Le livre de
Florence Hartmann est indispensable pour comprendre ce qu'on entend régulièrement dans les médias.
Pourquoi Bradley Manning, Edward Snowden ou
Irène Frachon ont-ils jugé bon de révéler sur la place publique des scandales qui grâce ou à cause d'eux ont marqué les esprits ?
‘'Grâce'' ou ‘'à cause'', Héros ou traitre ?
Ces personnes sont ce qu'on appelle des ‘'lanceurs d'alertes''. Cette notion fait débat, et la perception n'est pas la même des deux côtés de l'Atlantique.
Les soixante premières pages de ce livre présentent une mise en place de cette notion, des différentes versions du whistleblower, la perception de cette notion par la société.
Florence Hartmann présente aussi différents cas dont certains très récents, toujours d'actualité. On comprend alors que des gouvernements et des institutions sont prêts à toutes les manipulations pour mener la politique de leur choix, espionner le monde entier ou réduire les libertés individuelles au-delà de toute nécessité. Et malgré les lois protégeant les lanceurs d'alerte, les révélations ne se font pas sans mal. L'exemple du soldat Manning illustre bien ce cas.
Je vais maintenant expliquer ce que j'ai compris de cette notion délicate. Si vous voulez le découvrir par vous-même dans le livre, ne lisez pas la suite de cette chronique.
Aux Etats-Unis, ce concept est plus ancien qu'en Europe et ne choque pas la population. L'un des initiateurs malgré lui est
Daniel Ellsberg. Octogénaire toujours actif aujourd'hui contre les injustices, il révèle en 1971 dans les ‘'Papiers du Pentagone'' que les différentes institutions de Truman à Johnson « ont menti à la fois à l'opinion américaine et au Congrès au sujet du déroulement de la guerre » au Viet-Nam. (p 73).
Des lois protègent ces ‘'témoins, dans leur activité professionnelle, d'actes illicites ou dangereux pour autrui'' (p 30). Mais désobéir aux ordres et aux lois est une prise de conscience qui peut être douloureuse et avoir des conséquences graves pour soi. Pression des institutions, des organismes concernés, emprisonnement, risque de mort…Tout le monde n'en a pas le courage, mais du moment que le sort de l'humanité est en jeu (révélation sur le nucléaire en Israël), certains n'hésitent pas à se sacrifier et à passer dix-huit ans en prison.
En France, ce concept a beaucoup de mal à s'installer. Des partis politiques aujourd'hui encore considèrent cet acte comme de la trahison ou de la délation, et le législatif a bien du mal à prendre des mesures de protection pour les lanceurs d'alerte.

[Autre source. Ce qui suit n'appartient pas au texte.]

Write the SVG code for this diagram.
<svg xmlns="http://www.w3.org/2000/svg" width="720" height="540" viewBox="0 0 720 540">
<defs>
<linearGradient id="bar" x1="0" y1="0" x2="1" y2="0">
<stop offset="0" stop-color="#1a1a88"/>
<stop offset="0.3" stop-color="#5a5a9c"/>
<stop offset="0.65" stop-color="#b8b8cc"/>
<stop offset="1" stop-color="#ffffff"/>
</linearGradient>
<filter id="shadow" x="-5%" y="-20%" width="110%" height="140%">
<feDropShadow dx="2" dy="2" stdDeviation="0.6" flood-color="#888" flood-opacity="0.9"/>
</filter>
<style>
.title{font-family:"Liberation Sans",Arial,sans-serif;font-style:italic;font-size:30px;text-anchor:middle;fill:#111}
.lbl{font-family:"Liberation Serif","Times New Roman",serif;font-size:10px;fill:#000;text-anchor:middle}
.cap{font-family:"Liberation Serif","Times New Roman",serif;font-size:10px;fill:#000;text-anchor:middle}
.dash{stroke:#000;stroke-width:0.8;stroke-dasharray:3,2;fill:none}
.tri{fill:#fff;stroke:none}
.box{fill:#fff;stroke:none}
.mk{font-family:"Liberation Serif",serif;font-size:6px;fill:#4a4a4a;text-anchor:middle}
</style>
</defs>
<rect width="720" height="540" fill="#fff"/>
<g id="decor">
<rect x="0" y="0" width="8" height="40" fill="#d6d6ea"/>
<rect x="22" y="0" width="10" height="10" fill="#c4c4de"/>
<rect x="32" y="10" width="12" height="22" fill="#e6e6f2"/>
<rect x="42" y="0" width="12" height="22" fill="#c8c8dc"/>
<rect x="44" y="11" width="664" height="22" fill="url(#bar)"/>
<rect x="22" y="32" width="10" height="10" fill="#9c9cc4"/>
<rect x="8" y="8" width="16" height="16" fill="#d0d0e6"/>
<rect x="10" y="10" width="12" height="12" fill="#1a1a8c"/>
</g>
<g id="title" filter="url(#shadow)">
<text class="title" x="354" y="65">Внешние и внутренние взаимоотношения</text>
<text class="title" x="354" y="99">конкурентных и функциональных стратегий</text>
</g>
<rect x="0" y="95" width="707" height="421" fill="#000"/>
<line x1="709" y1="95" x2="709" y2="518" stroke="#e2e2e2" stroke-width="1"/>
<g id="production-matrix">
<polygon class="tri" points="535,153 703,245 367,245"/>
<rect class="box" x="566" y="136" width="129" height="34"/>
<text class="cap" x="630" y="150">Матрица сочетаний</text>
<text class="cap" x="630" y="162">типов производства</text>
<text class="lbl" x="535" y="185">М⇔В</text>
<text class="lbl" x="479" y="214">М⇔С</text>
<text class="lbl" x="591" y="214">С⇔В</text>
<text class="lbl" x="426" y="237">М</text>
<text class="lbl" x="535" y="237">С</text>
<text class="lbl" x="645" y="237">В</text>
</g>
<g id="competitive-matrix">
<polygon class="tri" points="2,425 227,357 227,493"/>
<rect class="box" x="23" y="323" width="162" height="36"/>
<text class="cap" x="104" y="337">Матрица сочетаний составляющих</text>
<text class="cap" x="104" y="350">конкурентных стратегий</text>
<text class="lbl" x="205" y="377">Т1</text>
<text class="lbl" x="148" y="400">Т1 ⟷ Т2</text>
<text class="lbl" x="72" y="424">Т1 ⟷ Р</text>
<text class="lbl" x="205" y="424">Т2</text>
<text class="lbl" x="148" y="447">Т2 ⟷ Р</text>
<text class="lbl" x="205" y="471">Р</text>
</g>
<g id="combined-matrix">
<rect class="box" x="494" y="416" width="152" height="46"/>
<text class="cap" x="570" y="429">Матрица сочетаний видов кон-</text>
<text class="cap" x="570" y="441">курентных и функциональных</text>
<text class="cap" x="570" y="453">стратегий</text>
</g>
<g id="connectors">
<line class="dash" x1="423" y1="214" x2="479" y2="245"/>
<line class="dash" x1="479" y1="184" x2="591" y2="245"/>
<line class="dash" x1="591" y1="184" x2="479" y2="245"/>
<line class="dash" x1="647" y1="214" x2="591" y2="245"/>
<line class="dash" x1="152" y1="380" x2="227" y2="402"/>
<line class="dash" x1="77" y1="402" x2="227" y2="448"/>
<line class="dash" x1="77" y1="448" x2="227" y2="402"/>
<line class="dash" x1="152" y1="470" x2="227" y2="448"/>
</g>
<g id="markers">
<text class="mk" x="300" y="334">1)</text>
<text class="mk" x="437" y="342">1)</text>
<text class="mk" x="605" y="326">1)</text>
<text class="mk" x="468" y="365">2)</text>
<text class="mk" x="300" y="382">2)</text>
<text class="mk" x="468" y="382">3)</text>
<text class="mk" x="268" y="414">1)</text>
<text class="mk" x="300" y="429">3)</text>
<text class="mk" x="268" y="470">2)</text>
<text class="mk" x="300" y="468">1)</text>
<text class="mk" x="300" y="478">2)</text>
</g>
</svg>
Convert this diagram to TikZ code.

Irène Frachon, qui dénonce le scandale du Mediator, permet une prise de conscience par l'opinion publique et la presse de l'utilité de ces individus qui n'hésitent pas à mettre leur carrière en jeu.
Ainsi, ce qui compte, ce n'est pas tant la différence entre les points de vue américain et européen au sujet des lanceurs d'alerte, mais la compréhension du fonctionnement de cette procédure. Dans un premier temps, la divulgation des faits illicites et dangereux, puis, le devenir de cette alerte, relayée par les professionnels de l'alerte que sont les ONG, les journalistes, les associations. Il faut bien prendre conscience que généralement l'alerte de l'opinion publique via les médias ne se fait que parce que l'alerte en interne n'a pas pu aboutir. Quand l'institution est corrompue ou verrouillée, il faut alors passer outre la hiérarchie.
Les lanceurs d'alertes font ainsi partie intégrante de la démocratie. Ce quatrième pouvoir est bien celui du peuple qui surveille les pouvoirs pour éviter les abus. Il est l'auxiliaire de la justice exerçant n contre-pouvoir indispensable.